During his address to Political and Religious Leaders and Representatives of the World of Culture on 15 September last in Beirut, Pope Benedict XVI underlined the importance of religious freedom:
"It cannot be forgotten that religious freedom is the basic right on which many other rights depend. The freedom to profess and practise one's religion without danger to life and liberty must be possible to everyone. The loss or attenuation of this freedom deprives the person of his or her sacred right to a spiritually integrated life. What nowadays passes for tolerance does not eliminate cases of discrimination, and at times it even reinforces them. Without openness to transcendence, which makes it possible to find answers to their deepest questions about the meaning of life and morally upright conduct, men and women become incapable of acting justly and working for peace.
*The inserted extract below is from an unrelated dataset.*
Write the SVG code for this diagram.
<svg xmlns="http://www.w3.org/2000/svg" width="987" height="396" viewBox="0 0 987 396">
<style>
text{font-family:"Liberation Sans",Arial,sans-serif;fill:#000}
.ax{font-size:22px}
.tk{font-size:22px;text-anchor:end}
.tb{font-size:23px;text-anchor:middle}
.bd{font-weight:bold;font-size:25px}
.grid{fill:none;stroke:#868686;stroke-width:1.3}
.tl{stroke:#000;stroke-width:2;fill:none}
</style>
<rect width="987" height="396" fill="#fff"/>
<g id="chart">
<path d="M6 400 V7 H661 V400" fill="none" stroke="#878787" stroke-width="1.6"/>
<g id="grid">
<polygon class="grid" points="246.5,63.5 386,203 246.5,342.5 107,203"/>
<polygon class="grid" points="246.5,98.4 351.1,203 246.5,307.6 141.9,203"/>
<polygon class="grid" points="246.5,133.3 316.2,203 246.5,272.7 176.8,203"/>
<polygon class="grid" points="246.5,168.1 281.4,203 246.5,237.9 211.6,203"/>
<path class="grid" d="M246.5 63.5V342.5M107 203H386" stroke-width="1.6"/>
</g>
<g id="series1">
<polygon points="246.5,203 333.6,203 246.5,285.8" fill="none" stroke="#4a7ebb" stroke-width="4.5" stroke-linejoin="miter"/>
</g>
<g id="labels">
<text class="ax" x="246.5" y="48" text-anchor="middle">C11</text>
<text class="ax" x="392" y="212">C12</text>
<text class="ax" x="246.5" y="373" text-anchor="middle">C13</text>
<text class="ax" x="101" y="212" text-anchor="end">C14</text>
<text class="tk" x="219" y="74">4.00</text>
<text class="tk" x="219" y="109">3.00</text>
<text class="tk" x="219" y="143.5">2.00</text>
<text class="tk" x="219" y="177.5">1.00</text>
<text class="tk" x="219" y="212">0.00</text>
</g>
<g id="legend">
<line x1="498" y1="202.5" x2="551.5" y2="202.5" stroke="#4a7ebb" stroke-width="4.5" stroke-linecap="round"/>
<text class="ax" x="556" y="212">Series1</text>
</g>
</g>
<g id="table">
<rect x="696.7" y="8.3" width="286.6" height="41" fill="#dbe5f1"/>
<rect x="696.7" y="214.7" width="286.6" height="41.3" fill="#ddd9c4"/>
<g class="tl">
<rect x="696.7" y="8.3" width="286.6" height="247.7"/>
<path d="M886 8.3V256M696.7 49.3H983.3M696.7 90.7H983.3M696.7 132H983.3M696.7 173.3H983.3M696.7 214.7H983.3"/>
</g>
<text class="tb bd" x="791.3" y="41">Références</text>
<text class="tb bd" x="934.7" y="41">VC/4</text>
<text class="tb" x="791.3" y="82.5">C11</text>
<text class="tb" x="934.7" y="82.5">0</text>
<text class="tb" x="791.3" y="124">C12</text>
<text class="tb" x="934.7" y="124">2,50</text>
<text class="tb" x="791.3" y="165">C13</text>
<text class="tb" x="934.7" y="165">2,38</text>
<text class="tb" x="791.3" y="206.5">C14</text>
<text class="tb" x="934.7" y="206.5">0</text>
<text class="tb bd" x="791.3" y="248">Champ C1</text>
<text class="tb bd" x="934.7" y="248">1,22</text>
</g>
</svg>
Religious freedom has a social and political dimension which is indispensable for peace! It promotes a harmonious life for individuals and communities by a shared commitment to noble causes and by the pursuit of truth, which does not impose itself by violence but rather ‘by the force of its own truth’”.
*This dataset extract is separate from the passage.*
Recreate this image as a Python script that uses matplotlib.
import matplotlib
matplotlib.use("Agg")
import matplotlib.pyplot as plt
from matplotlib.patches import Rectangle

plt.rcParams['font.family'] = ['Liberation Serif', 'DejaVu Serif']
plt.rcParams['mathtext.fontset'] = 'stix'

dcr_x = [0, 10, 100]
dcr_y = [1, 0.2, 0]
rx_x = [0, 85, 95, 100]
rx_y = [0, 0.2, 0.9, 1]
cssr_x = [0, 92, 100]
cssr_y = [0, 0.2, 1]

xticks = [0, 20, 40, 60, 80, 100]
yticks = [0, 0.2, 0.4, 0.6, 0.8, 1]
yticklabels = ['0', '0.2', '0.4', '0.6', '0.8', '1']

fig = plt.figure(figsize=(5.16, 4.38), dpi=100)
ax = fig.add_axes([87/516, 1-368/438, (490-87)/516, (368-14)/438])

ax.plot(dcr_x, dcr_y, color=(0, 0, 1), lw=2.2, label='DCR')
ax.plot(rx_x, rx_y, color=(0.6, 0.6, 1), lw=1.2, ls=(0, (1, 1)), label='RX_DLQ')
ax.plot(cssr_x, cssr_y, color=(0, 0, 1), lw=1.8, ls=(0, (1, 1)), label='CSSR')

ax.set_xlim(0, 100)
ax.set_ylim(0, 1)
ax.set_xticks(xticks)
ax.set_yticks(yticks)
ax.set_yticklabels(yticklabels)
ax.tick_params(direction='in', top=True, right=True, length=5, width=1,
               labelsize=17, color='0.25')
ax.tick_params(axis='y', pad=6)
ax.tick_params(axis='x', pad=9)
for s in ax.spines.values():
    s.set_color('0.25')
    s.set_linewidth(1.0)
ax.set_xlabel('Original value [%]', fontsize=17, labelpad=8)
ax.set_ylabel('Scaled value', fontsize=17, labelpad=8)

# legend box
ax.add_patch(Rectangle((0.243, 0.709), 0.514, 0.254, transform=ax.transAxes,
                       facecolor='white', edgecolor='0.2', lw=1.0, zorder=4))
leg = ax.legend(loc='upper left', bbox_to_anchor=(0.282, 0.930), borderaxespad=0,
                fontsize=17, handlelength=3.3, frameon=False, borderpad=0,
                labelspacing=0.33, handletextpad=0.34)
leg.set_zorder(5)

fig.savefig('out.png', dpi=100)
Therefore, all of us are called to renew our commitment, with a sense of shared responsibility, for the promotion of greater social justice, through religious freedom, for a lasting and secure peace in the world. Echoing what Pope Benedict XVI said during his visit to Lebanon, may I conclude saying:
“Thoughts of peace, words of peace and acts of peace create an atmosphere of respect, honesty and cordiality, where faults and offences can be truthfully acknowledged as a means of advancing together on the path of reconciliation. May political and religious leaders reflect on this!” (Meeting with Members of the Government, Institutions of the Republic, the Diplomatic Corps, Religious Leaders and Representatives of the World of Culture, 15 September 2012, Lebanon).